Today’s article will be shorter on statistics than most of the articles I write about topics like this; but it will be long on important principle.
Last week the Department of Justice (DOJ) announced it would discontinue incarcerating prisoners under its jurisdiction in corporate prisons. On principle that is huge! Unfortunately it only affects a small number of the incarcerated population in America. It is also the ruling of an executive branch agency and can be easily countermanded by the next administration. Let’s explore some of those issues.

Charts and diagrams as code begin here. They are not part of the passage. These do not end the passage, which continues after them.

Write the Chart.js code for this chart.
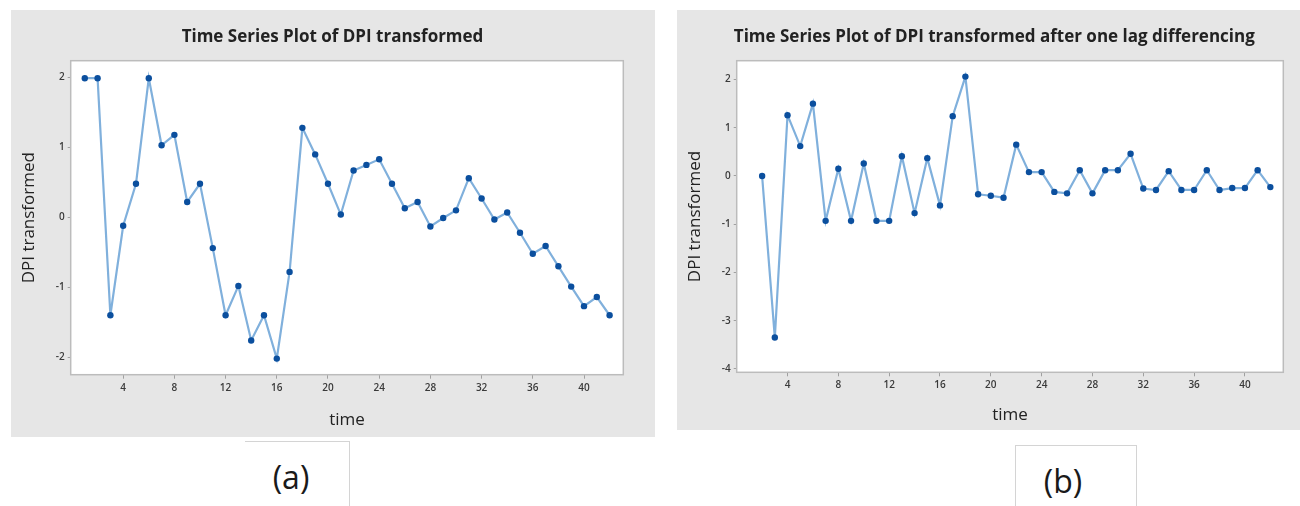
<!DOCTYPE html>
<html>
<head>
<meta charset="utf-8">
<script src="https://cdn.jsdelivr.net/npm/chart.js@4/dist/chart.umd.min.js"></script>
<style>
  html, body { margin: 0; padding: 0; background: #ffffff; width: 1300px; height: 506px; overflow: hidden; position: relative; font-family: "Open Sans", sans-serif; }
  .panel { position: absolute; background: #e6e6e6; }
  #pa { left: 11px; top: 10px; width: 644px; height: 427px; }
  #pb { left: 677px; top: 10px; width: 636px; height: 420px; }
  .capbox { position: absolute; border-color: #d4d4d4; border-style: solid; border-width: 0; }
  #boxA { left: 245px; top: 441px; width: 104px; height: 80px; border-top-width: 1px; border-right-width: 1px; }
  #boxB { left: 1015px; top: 445px; width: 120px; height: 80px; border-top-width: 1px; border-left-width: 1px; border-right-width: 1px; }
  .cap { position: absolute; width: 100px; text-align: center; font-size: 32px; line-height: 40px; color: #1a1a1a; }
  #capA { left: 241px; top: 457px; }
  #capB { left: 1013px; top: 461px; }
</style>
</head>
<body>
<div class="panel" id="pa"><canvas id="chartA" width="644" height="427"></canvas></div>
<div class="panel" id="pb"><canvas id="chartB" width="636" height="420"></canvas></div>
<div class="capbox" id="boxA"></div>
<div class="capbox" id="boxB"></div>
<div class="cap" id="capA">(a)</div>
<div class="cap" id="capB">(b)</div>
<script>
// Panel (a): transformed DPI series
const timeA = [1, 2, 3, 4, 5, 6, 7, 8, 9, 10, 11, 12, 13, 14, 15, 16, 17, 18, 19, 20, 21,
               22, 23, 24, 25, 26, 27, 28, 29, 30, 31, 32, 33, 34, 35, 36, 37, 38, 39, 40, 41, 42];
const dpiA = [1.99, 1.99, -1.40, -0.12, 0.48, 1.99, 1.03, 1.18, 0.22, 0.48, -0.44, -1.40, -0.98, -1.76,
              -1.40, -2.02, -0.78, 1.28, 0.90, 0.48, 0.04, 0.67, 0.75, 0.83, 0.48, 0.13, 0.22, -0.13,
              -0.01, 0.10, 0.56, 0.27, -0.03, 0.07, -0.22, -0.52, -0.41, -0.70, -0.99, -1.27, -1.14, -1.40];

// Panel (b): the same series after one lag differencing
const timeB = [2, 3, 4, 5, 6, 7, 8, 9, 10, 11, 12, 13, 14, 15, 16, 17, 18, 19, 20, 21,
               22, 23, 24, 25, 26, 27, 28, 29, 30, 31, 32, 33, 34, 35, 36, 37, 38, 39, 40, 41, 42];
const diffB = [0.00, -3.35, 1.26, 0.62, 1.50, -0.93, 0.15, -0.93, 0.26, -0.93, -0.93, 0.41, -0.77, 0.37,
               -0.61, 1.24, 2.06, -0.38, -0.41, -0.45, 0.65, 0.08, 0.08, -0.33, -0.36, 0.12, -0.36, 0.12,
               0.12, 0.46, -0.26, -0.29, 0.10, -0.29, -0.29, 0.12, -0.29, -0.25, -0.25, 0.12, -0.23];

// Tick labels
const timeTicks = [4, 8, 12, 16, 20, 24, 28, 32, 36, 40];
const yTicksA = [-2, -1, 0, 1, 2];
const yTicksB = [-4, -3, -2, -1, 0, 1, 2];

const FONT = '"Open Sans", "Liberation Sans", sans-serif';
const LINE = '#80b0dc';
const DOT = '#0b4f9e';
const TICK_TXT = '#3a3a3a';
const TICK_LINE = '#a0a0a0';

// White plotting area with a light grey frame
const framePlugin = {
  id: 'plotFrame',
  beforeDraw(chart) {
    const a = chart.chartArea, ctx = chart.ctx;
    ctx.save();
    ctx.fillStyle = '#ffffff';
    ctx.fillRect(a.left, a.top, a.right - a.left, a.bottom - a.top);
    ctx.restore();
  },
  afterDraw(chart) {
    const a = chart.chartArea, ctx = chart.ctx;
    ctx.save();
    ctx.strokeStyle = '#bcbcbc';
    ctx.lineWidth = 1.5;
    ctx.strokeRect(a.left, a.top, a.right - a.left, a.bottom - a.top);
    ctx.restore();
  }
};

// cfg.padLeft shifts the centred title; the y axis width makes up the rest
// so that the plot area still starts 59.7px from the canvas edge.
function makeChart(id, title, xs, ys, yTicks, cfg) {
  const pts = xs.map((t, i) => ({ x: t, y: ys[i] }));
  const yAxisW = 59.7 - cfg.padLeft;
  const yTitleOffset = 18.3 - cfg.padLeft - 10.2;
  return new Chart(document.getElementById(id), {
    type: 'line',
    data: {
      datasets: [{
        data: pts,
        borderColor: LINE,
        borderWidth: 2.2,
        tension: 0,
        pointRadius: 3.2,
        pointBackgroundColor: DOT,
        pointBorderColor: DOT,
        pointBorderWidth: 0,
        fill: false
      }]
    },
    options: {
      responsive: false,
      animation: false,
      devicePixelRatio: 1,
      layout: { padding: { left: cfg.padLeft, top: 0, right: cfg.padRight, bottom: 0 } },
      plugins: {
        legend: { display: false },
        tooltip: { enabled: false },
        title: {
          display: true,
          text: title,
          color: '#222222',
          font: { family: FONT, size: 17, weight: '700' },
          padding: { top: 17.3, bottom: 13 }
        }
      },
      scales: {
        x: {
          type: 'linear',
          min: cfg.xMin,
          max: cfg.xMax,
          afterBuildTicks: s => { s.ticks = timeTicks.map(v => ({ value: v })); },
          afterFit: s => { s.height = cfg.xAxisH; },
          ticks: { color: TICK_TXT, font: { family: FONT, size: 10, weight: '600' }, padding: 3, maxRotation: 0, autoSkip: false },
          grid: { drawOnChartArea: false, drawTicks: true, tickLength: 4, color: TICK_LINE },
          border: { display: false },
          title: { display: true, text: 'time', color: '#222222', font: { family: FONT, size: 17 }, padding: { top: 0, bottom: cfg.timePad } }
        },
        y: {
          min: cfg.yMin,
          max: cfg.yMax,
          afterBuildTicks: s => { s.ticks = yTicks.map(v => ({ value: v })); },
          afterFit: s => { s.width = yAxisW; },
          ticks: { color: TICK_TXT, font: { family: FONT, size: 10, weight: '600' }, padding: 3 },
          grid: { drawOnChartArea: false, drawTicks: true, tickLength: 3, color: TICK_LINE },
          border: { display: false },
          title: { display: true, text: 'DPI transformed', color: '#222222', font: { family: FONT, size: 17 }, padding: { top: yTitleOffset, bottom: 0 } }
        }
      }
    },
    plugins: [framePlugin]
  });
}

makeChart('chartA', 'Time Series Plot of DPI transformed', timeA, dpiA, yTicksA,
  { xMin: -0.1, xMax: 43.07, yMin: -2.25, yMax: 2.24, padLeft: 30.7, padRight: 31.7, xAxisH: 62.3, timePad: 6.8 });

makeChart('chartB', 'Time Series Plot of DPI transformed after one lag differencing', timeB, diffB, yTicksB,
  { xMin: 0, xMax: 43.02, yMin: -4.07, yMax: 2.39, padLeft: 28.3, padRight: 29.7, xAxisH: 57.7, timePad: 4.8 });
</script>
</body>
</html>
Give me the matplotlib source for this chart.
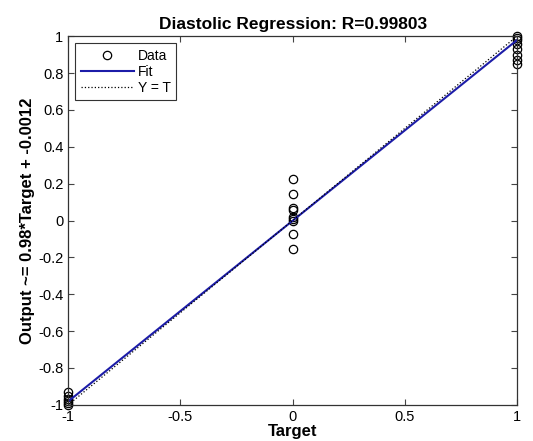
import matplotlib.pyplot as plt
import numpy as np

# target / output pairs
target_neg = [-1, -1, -1, -1, -1, -1]
output_neg = [-0.93, -0.95, -0.97, -0.98, -0.99, -1.0]
target_zero = [0, 0, 0, 0, 0, 0, 0, 0, 0]
output_zero = [0.225, 0.144, 0.068, 0.057, 0.019, 0.008, -0.003, -0.073, -0.155]
target_pos = [1, 1, 1, 1, 1, 1, 1, 1]
output_pos = [1.0, 0.99, 0.98, 0.96, 0.93, 0.90, 0.87, 0.85]

x_ticks = [-1, -0.5, 0, 0.5, 1]
x_labels = ['-1', '-0.5', '0', '0.5', '1']
y_ticks = [-1, -0.8, -0.6, -0.4, -0.2, 0, 0.2, 0.4, 0.6, 0.8, 1]
y_labels = ['-1', '-0.8', '-0.6', '-0.4', '-0.2', '0', '0.2', '0.4', '0.6', '0.8', '1']

slope = 0.98
intercept = -0.0012
r_value = 0.99803

plt.rcParams['font.family'] = ['Liberation Sans', 'DejaVu Sans']

fig = plt.figure(figsize=(5.33, 4.41), dpi=100)
ax = fig.add_axes([0.128, 0.082, 0.842, 0.836])

targets = np.array(target_neg + target_zero + target_pos, dtype=float)
outputs = np.array(output_neg + output_zero + output_pos, dtype=float)

ax.plot(targets, outputs, 'o', mfc='none', mec='black', ms=6, mew=0.9, label='Data', clip_on=False)
xs = np.array([-1, 1])
ax.plot(xs, slope * xs + intercept, color='#1c1ca8', lw=1.5, label='Fit')
ax.plot(xs, xs, ':', color='black', lw=0.9, label='Y = T')

ax.set_xlim(-1, 1)
ax.set_ylim(-1, 1)
ax.set_xticks(x_ticks)
ax.set_xticklabels(x_labels)
ax.set_yticks(y_ticks)
ax.set_yticklabels(y_labels)
ax.tick_params(direction='in', top=True, right=True, labelsize=10.5, length=4, color='#444444')
for s in ax.spines.values():
    s.set_linewidth(0.9)
    s.set_color('#333333')

ax.set_title('Diastolic Regression: R=%.5f' % r_value, fontsize=12.5, fontweight='bold', pad=5)
ax.set_xlabel('Target', fontsize=12, fontweight='bold', labelpad=0)
ax.set_ylabel('Output ~= %.2f*Target + %.4f' % (slope, intercept), fontsize=12, fontweight='bold', labelpad=2)

leg = ax.legend(loc='upper left', fontsize=10, fancybox=False, framealpha=1,
                edgecolor='#333333', borderaxespad=0.5, handlelength=3.8, labelspacing=0.15,
                borderpad=0.4, handletextpad=0.3)
leg.get_frame().set_linewidth(0.8)

fig.savefig('out.png', dpi=100)
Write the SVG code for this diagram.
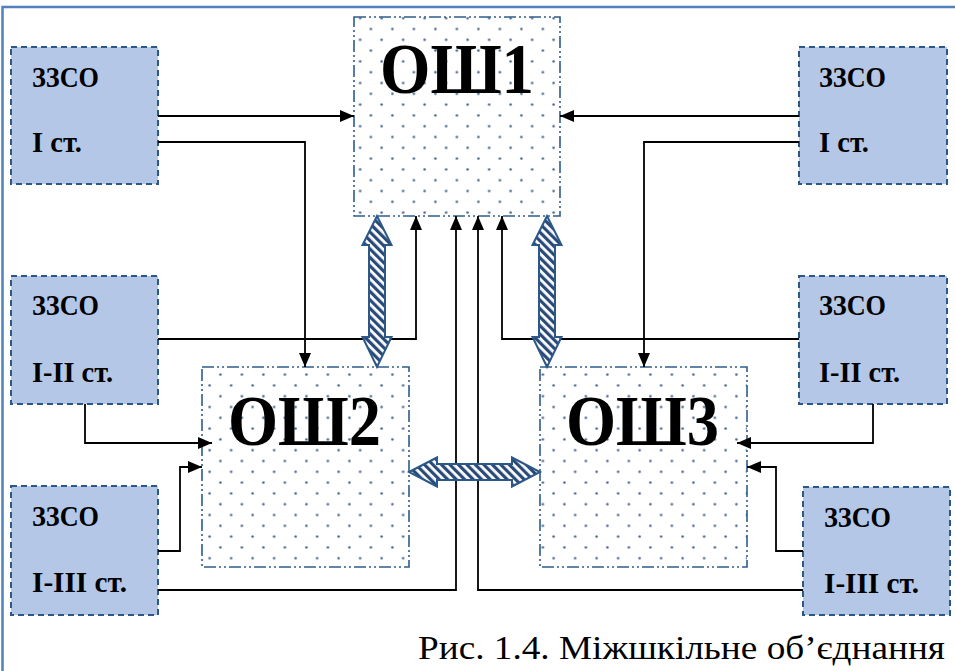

The last point is the easiest to deal with. If Hillary Clinton becomes the next President there is every reason to believe that the order will stand. There is a huge money in politics issue at play here and the prison corporations tend to favor Republicans by a wide margin at the higher office campaign donation level. Also the corporate prison problem is a major factor in the mass incarceration problem. While a valid case can and has been made that some of Bill Clinton’s policies inadvertently contributed to the mass incarceration problem; there is every reason to believe that Hillary Clinton has no desire to nor is it politically advantageous for her to exacerbate it.
What Trump would do is questionable but generally speaking Republicans look favorably upon corporate prisons and their campaign coffers do well with corporate prison money. If the problems with corporate prisons (which your tax dollars still fund) and mass incarceration trouble you the solution is simple: vote for Hillary.
On the whole corporate prisons have proven to be inferior to state run prisons. Despite being a liberal I am not necessarily a coddle criminals person. I believe prison should be an unpleasant experience. However inmates are human and it should not be a barbaric or dehumanizing experience.
I have to relay a personal experience. Several years ago I was invited to examine my county’s budget. I had only lived in the county for a few years at the time so my perspective was relatively untarnished by what I thought I knew and I entered sans preconceived notions. As I compared several consecutive budgets I noticed a large spike in Sherriff Department and prison costs one year and it continued forward. My business experience taught me that changes like that happen for a reason so I went about looking for the “factor” that changed in the “equation”. My first thought was a major increase in population. Although the county was growing in that time period, it was at the same basic modest rate. Next I inquired if gangs or drugs (often the two are closely related) had moved in. I never noticed any gang activity but I lived in one of the county’s better neighborhoods. Again the answer was no. I finally simply asked what changed between the two budgets. The answer was that the county had sold the jail to a private for-profit concern.
Without getting too far into the weeds, private prisons are run pretty much like hotels and the name of the game is to keep the rooms full. There was suddenly an incentive to lock people up who might have simply gotten an appearance ticket in the past. Also there was an incentive for judges to incarcerate more defendants and often for longer terms. I’m not going to play Sociologist here. It is sufficient to say that more prisoners and longer terms cost the taxpayer more money in several ways.
This was a good first step, but that is all. This ruling affected DOJ but not any other federal agency at the moment. That includes Immigration and Customs Enforcement (ICE) who locks up more people than the DOJ does. It has absolutely no effect on state and local municipalities.
If your local municipality tries to convert to using corporate jails fight it; if it already does vote for politicians who will try to change the policy. The tax dollars you will save will be your own and you will make your and your neighbors’ lives better in the process.